== PROVIDED INFORMATION ==

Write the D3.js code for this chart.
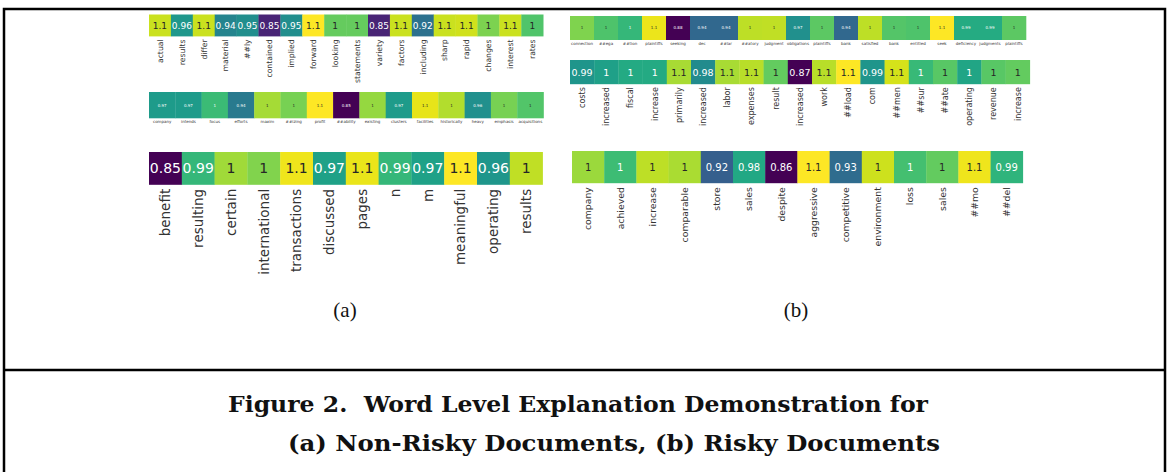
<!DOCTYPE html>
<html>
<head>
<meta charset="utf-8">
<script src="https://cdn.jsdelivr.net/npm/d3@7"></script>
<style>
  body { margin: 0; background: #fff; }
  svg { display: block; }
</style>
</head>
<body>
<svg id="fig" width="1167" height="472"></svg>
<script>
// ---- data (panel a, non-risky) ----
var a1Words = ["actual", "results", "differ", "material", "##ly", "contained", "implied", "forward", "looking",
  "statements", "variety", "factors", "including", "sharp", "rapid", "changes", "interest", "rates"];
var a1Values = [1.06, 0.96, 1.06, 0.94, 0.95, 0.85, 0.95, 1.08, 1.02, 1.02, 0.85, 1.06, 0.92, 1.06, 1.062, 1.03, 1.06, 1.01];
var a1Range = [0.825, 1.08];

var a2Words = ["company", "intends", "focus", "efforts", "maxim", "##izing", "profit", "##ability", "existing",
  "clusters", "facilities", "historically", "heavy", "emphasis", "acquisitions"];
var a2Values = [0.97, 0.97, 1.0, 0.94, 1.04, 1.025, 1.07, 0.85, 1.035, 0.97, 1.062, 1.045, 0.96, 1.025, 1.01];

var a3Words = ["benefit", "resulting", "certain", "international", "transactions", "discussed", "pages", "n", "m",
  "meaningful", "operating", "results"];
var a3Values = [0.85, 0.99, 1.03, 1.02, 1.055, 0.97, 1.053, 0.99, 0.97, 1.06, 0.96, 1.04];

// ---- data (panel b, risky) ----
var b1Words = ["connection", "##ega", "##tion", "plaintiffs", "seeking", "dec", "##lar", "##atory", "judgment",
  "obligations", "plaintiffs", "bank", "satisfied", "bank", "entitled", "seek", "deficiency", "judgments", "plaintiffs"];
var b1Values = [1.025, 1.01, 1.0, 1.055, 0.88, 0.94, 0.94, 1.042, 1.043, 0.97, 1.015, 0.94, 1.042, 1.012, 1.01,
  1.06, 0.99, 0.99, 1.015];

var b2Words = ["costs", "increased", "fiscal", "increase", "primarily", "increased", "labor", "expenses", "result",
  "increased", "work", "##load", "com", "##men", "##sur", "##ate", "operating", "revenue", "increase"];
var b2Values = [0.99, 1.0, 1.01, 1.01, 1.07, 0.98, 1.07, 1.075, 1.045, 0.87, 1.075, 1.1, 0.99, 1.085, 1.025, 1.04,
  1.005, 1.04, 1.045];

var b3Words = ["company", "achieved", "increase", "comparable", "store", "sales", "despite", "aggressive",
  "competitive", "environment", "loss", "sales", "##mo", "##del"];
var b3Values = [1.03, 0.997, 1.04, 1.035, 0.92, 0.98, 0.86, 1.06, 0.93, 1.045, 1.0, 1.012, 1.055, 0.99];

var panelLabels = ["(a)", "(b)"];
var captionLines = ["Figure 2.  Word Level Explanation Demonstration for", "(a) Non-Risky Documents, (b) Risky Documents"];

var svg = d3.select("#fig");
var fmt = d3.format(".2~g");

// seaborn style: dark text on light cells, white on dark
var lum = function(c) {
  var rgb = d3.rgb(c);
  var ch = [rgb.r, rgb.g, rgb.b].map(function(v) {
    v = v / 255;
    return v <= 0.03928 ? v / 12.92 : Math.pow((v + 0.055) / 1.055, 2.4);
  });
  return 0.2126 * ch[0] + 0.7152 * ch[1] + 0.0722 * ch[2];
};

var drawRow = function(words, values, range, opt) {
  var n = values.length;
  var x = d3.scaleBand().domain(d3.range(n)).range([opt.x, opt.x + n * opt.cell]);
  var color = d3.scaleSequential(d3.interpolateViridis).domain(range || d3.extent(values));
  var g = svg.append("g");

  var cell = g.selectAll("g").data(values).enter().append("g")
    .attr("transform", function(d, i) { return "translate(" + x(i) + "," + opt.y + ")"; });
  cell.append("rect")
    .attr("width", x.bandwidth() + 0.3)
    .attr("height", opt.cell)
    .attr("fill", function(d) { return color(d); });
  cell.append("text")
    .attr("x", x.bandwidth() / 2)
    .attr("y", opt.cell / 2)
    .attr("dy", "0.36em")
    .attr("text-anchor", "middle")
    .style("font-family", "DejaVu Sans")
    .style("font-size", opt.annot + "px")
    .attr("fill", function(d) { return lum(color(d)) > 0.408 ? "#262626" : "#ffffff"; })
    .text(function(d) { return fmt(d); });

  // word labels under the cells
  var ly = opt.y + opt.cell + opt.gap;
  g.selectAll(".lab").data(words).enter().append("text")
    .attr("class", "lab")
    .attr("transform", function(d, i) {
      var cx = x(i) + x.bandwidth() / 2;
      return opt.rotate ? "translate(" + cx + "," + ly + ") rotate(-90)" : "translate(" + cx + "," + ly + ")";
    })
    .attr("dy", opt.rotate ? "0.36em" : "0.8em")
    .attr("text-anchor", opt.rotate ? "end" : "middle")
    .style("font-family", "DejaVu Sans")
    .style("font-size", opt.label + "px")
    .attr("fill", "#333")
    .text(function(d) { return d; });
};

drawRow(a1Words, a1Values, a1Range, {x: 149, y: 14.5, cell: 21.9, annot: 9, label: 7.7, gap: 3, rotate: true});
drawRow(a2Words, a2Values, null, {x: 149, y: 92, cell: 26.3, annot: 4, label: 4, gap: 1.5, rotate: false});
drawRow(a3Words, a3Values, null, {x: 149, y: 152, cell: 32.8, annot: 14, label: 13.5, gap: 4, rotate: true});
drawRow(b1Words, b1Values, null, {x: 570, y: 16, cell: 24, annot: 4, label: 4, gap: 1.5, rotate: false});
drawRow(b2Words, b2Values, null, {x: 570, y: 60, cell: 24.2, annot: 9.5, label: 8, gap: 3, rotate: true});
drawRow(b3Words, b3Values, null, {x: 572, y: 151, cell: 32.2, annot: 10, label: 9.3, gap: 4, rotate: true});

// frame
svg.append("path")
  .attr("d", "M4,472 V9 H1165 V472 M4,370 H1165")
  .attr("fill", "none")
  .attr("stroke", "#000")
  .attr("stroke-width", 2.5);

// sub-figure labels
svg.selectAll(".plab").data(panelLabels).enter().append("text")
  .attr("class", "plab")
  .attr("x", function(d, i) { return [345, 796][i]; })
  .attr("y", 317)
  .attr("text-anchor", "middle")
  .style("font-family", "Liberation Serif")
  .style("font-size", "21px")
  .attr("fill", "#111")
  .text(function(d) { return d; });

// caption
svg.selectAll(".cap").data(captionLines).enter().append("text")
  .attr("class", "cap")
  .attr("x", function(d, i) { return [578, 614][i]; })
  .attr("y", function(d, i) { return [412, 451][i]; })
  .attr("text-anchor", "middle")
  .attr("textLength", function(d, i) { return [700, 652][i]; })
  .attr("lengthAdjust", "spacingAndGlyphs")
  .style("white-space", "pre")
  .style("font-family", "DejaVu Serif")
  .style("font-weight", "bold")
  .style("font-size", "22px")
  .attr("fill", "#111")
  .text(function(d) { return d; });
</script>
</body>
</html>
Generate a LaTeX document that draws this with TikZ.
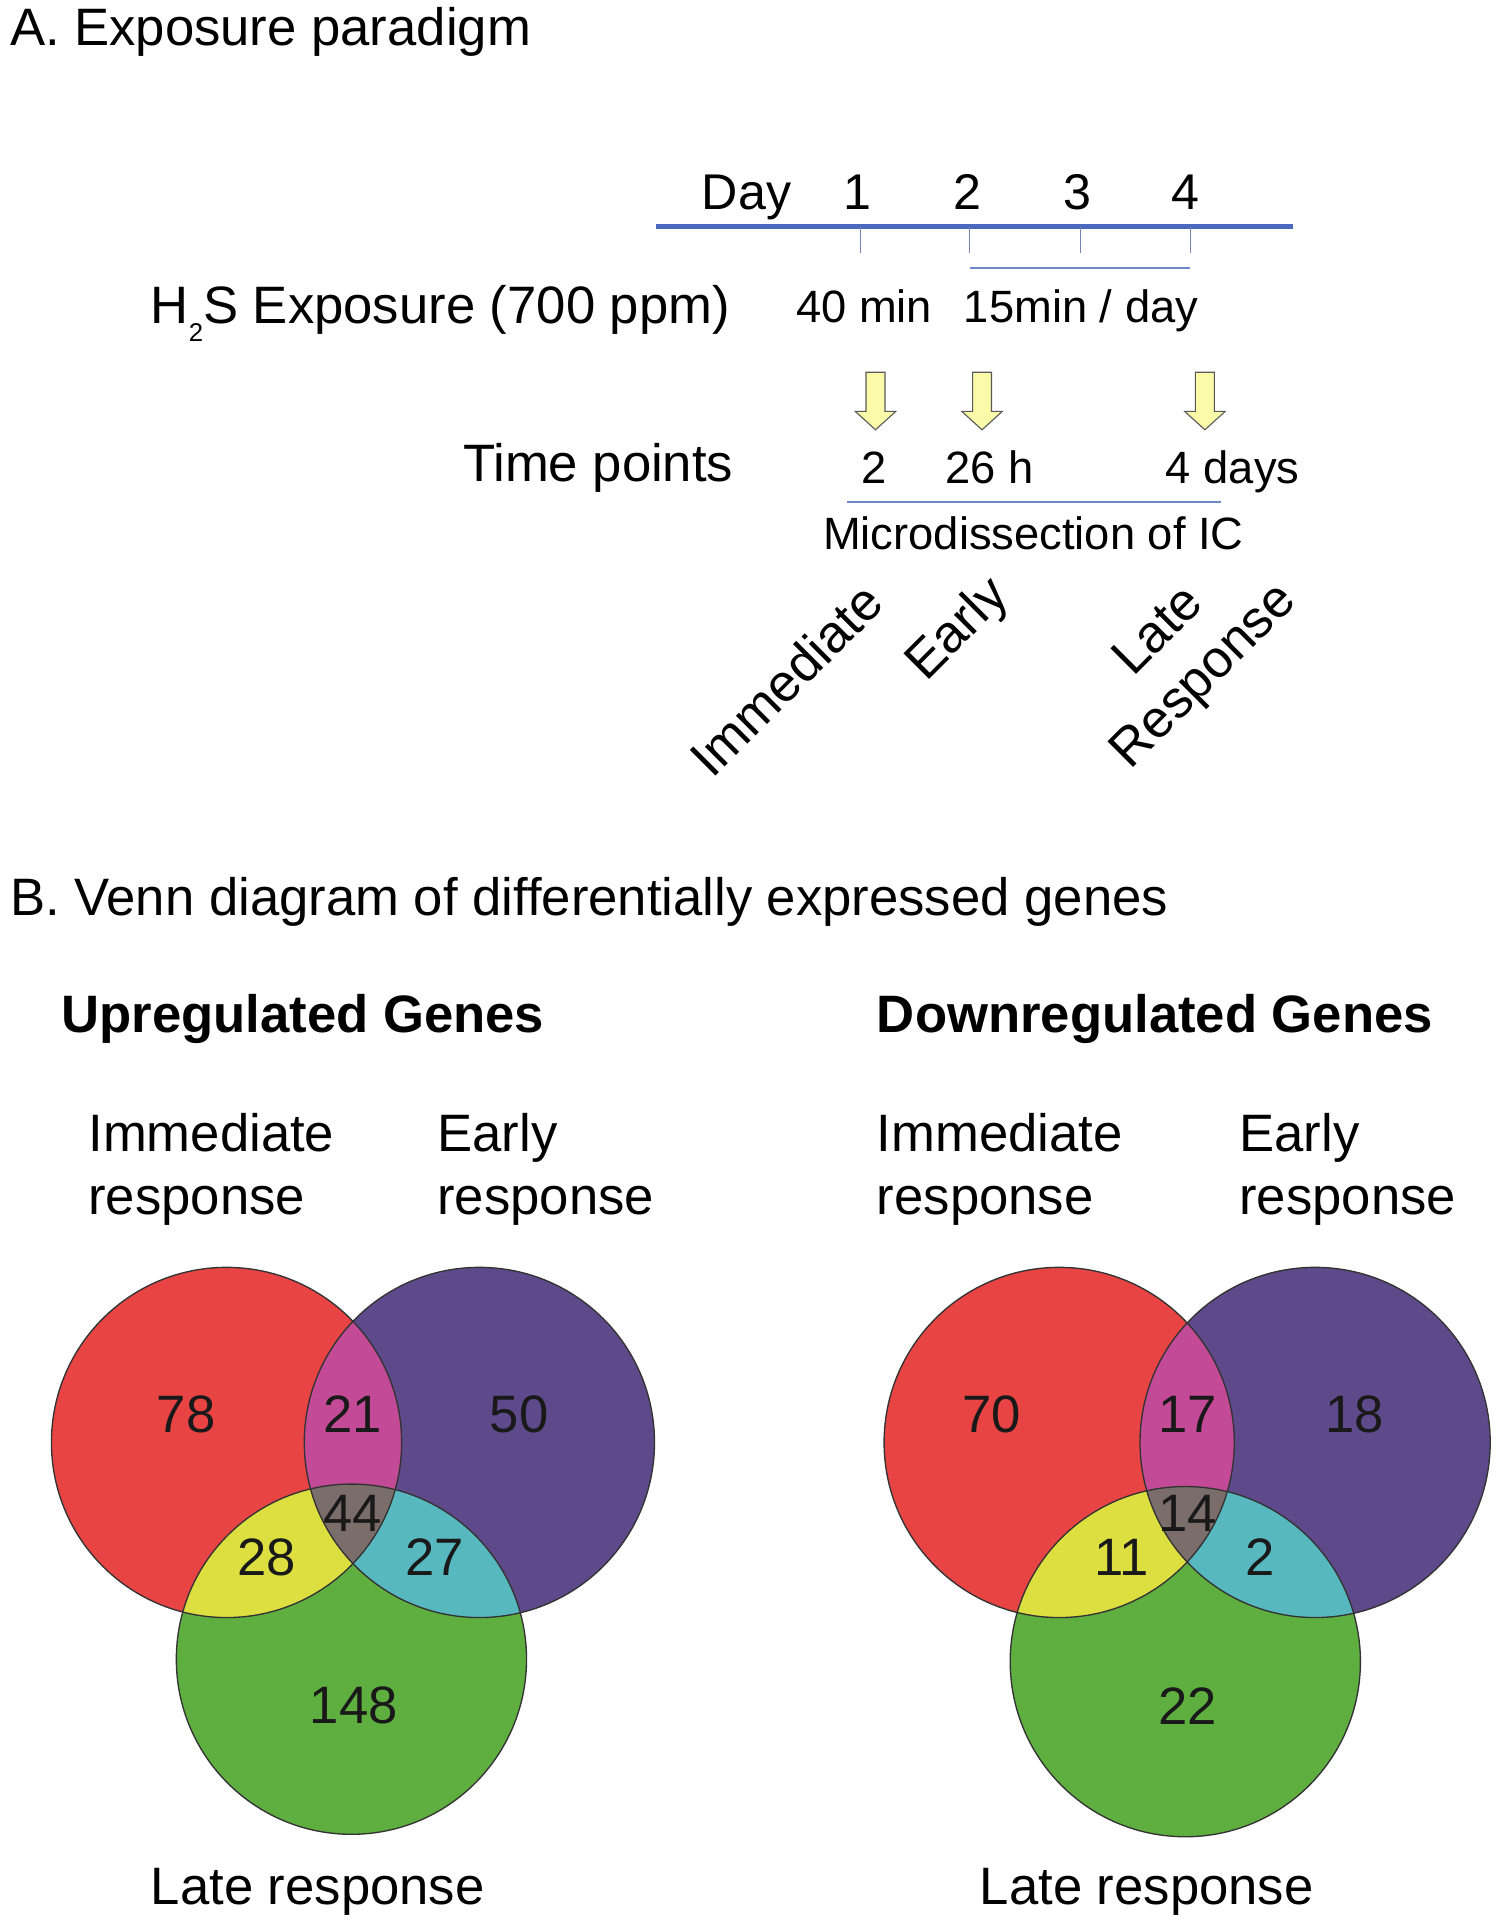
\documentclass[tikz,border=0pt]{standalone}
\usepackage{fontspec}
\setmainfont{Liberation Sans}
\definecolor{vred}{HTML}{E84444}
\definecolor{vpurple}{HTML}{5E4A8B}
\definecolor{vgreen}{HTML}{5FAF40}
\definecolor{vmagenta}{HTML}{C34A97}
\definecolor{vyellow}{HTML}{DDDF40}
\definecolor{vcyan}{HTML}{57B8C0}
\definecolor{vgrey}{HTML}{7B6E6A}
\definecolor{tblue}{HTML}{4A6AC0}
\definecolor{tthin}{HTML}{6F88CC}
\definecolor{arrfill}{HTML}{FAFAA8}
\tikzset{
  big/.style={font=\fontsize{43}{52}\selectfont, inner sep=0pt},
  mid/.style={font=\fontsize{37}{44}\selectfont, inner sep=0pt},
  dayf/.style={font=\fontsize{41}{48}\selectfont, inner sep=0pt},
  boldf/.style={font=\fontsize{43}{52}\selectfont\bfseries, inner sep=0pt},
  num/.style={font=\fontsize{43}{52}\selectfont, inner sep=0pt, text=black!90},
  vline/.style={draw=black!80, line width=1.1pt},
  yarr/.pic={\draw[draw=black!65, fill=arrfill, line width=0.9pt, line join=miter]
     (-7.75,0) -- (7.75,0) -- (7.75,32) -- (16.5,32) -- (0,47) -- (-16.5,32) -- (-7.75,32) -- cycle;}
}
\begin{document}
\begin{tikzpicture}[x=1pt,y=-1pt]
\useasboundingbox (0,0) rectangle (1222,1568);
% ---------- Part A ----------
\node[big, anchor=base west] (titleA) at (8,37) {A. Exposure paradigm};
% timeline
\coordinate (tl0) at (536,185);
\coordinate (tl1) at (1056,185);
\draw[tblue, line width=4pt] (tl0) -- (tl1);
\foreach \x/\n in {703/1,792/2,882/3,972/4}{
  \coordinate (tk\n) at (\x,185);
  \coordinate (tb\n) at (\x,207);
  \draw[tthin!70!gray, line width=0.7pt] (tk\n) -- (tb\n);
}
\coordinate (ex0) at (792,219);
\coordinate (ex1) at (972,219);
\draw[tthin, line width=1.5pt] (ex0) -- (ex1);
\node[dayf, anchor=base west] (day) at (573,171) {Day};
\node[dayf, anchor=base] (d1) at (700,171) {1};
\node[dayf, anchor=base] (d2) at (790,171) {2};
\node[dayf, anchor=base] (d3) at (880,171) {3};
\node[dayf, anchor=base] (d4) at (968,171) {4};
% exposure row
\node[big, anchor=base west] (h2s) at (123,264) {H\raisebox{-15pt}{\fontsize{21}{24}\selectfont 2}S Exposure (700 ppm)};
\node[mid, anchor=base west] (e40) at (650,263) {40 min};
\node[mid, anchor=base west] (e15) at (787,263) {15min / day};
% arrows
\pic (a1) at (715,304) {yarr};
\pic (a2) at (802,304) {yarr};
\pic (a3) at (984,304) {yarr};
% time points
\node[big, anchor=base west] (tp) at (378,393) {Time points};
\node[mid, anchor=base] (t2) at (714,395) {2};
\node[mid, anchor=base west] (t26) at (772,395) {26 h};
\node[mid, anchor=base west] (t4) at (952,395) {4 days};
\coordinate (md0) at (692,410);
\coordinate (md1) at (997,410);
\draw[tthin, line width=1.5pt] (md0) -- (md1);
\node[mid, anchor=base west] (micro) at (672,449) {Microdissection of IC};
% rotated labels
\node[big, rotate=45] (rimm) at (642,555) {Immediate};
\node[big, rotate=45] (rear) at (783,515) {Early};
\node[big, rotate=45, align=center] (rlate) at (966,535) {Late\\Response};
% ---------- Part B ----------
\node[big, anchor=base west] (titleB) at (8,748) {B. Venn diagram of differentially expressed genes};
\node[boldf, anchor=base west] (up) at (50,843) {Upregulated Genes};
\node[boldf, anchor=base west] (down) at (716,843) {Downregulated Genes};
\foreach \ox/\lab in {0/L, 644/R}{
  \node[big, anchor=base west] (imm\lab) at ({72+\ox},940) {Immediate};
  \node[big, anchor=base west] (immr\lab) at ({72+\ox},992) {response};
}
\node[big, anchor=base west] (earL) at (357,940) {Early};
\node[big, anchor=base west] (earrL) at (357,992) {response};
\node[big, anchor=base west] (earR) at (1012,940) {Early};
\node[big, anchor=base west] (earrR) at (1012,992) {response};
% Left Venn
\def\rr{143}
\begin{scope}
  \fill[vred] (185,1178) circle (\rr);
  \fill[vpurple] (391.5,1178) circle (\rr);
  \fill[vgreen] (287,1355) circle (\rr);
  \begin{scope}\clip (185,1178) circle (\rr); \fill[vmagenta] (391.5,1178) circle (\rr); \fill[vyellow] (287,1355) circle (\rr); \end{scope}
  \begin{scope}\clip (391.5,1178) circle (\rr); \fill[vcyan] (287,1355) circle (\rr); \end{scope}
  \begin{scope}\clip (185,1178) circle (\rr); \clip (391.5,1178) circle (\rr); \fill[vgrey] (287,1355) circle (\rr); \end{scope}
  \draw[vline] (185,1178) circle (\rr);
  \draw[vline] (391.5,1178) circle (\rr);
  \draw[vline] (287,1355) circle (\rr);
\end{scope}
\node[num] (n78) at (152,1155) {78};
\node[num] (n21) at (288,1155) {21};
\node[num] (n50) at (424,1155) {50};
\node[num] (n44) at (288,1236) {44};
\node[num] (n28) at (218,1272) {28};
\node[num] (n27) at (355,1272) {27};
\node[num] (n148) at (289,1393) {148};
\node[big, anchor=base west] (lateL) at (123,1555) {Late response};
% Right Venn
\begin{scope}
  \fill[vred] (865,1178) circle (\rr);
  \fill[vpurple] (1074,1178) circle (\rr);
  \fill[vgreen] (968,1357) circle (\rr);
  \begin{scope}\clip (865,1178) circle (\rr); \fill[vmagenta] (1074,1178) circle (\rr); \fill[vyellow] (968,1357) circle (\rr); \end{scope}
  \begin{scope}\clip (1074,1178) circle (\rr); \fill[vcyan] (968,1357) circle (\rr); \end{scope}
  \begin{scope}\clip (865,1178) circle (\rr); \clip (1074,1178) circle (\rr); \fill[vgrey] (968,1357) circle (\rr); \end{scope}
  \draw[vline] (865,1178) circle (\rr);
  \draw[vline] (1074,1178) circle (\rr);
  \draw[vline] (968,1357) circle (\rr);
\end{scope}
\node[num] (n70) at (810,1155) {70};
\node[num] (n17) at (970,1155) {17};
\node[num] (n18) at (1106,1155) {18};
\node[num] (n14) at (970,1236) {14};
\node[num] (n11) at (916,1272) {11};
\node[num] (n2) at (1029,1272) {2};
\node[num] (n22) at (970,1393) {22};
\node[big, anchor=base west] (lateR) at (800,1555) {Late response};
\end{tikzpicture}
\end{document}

===

Give back exactly the lines from the first line of the data through the line with "1.005, 1.04, 1.045];", pictures excluded.

OUTPUT OF THE TASK>
Write the D3.js code for this chart.
<!DOCTYPE html>
<html>
<head>
<meta charset="utf-8">
<script src="https://cdn.jsdelivr.net/npm/d3@7"></script>
<style>
  body { margin: 0; background: #fff; }
  svg { display: block; }
</style>
</head>
<body>
<svg id="fig" width="1167" height="472"></svg>
<script>
// ---- data (panel a, non-risky) ----
var a1Words = ["actual", "results", "differ", "material", "##ly", "contained", "implied", "forward", "looking",
  "statements", "variety", "factors", "including", "sharp", "rapid", "changes", "interest", "rates"];
var a1Values = [1.06, 0.96, 1.06, 0.94, 0.95, 0.85, 0.95, 1.08, 1.02, 1.02, 0.85, 1.06, 0.92, 1.06, 1.062, 1.03, 1.06, 1.01];
var a1Range = [0.825, 1.08];

var a2Words = ["company", "intends", "focus", "efforts", "maxim", "##izing", "profit", "##ability", "existing",
  "clusters", "facilities", "historically", "heavy", "emphasis", "acquisitions"];
var a2Values = [0.97, 0.97, 1.0, 0.94, 1.04, 1.025, 1.07, 0.85, 1.035, 0.97, 1.062, 1.045, 0.96, 1.025, 1.01];

var a3Words = ["benefit", "resulting", "certain", "international", "transactions", "discussed", "pages", "n", "m",
  "meaningful", "operating", "results"];
var a3Values = [0.85, 0.99, 1.03, 1.02, 1.055, 0.97, 1.053, 0.99, 0.97, 1.06, 0.96, 1.04];

// ---- data (panel b, risky) ----
var b1Words = ["connection", "##ega", "##tion", "plaintiffs", "seeking", "dec", "##lar", "##atory", "judgment",
  "obligations", "plaintiffs", "bank", "satisfied", "bank", "entitled", "seek", "deficiency", "judgments", "plaintiffs"];
var b1Values = [1.025, 1.01, 1.0, 1.055, 0.88, 0.94, 0.94, 1.042, 1.043, 0.97, 1.015, 0.94, 1.042, 1.012, 1.01,
  1.06, 0.99, 0.99, 1.015];

var b2Words = ["costs", "increased", "fiscal", "increase", "primarily", "increased", "labor", "expenses", "result",
  "increased", "work", "##load", "com", "##men", "##sur", "##ate", "operating", "revenue", "increase"];
var b2Values = [0.99, 1.0, 1.01, 1.01, 1.07, 0.98, 1.07, 1.075, 1.045, 0.87, 1.075, 1.1, 0.99, 1.085, 1.025, 1.04,
  1.005, 1.04, 1.045];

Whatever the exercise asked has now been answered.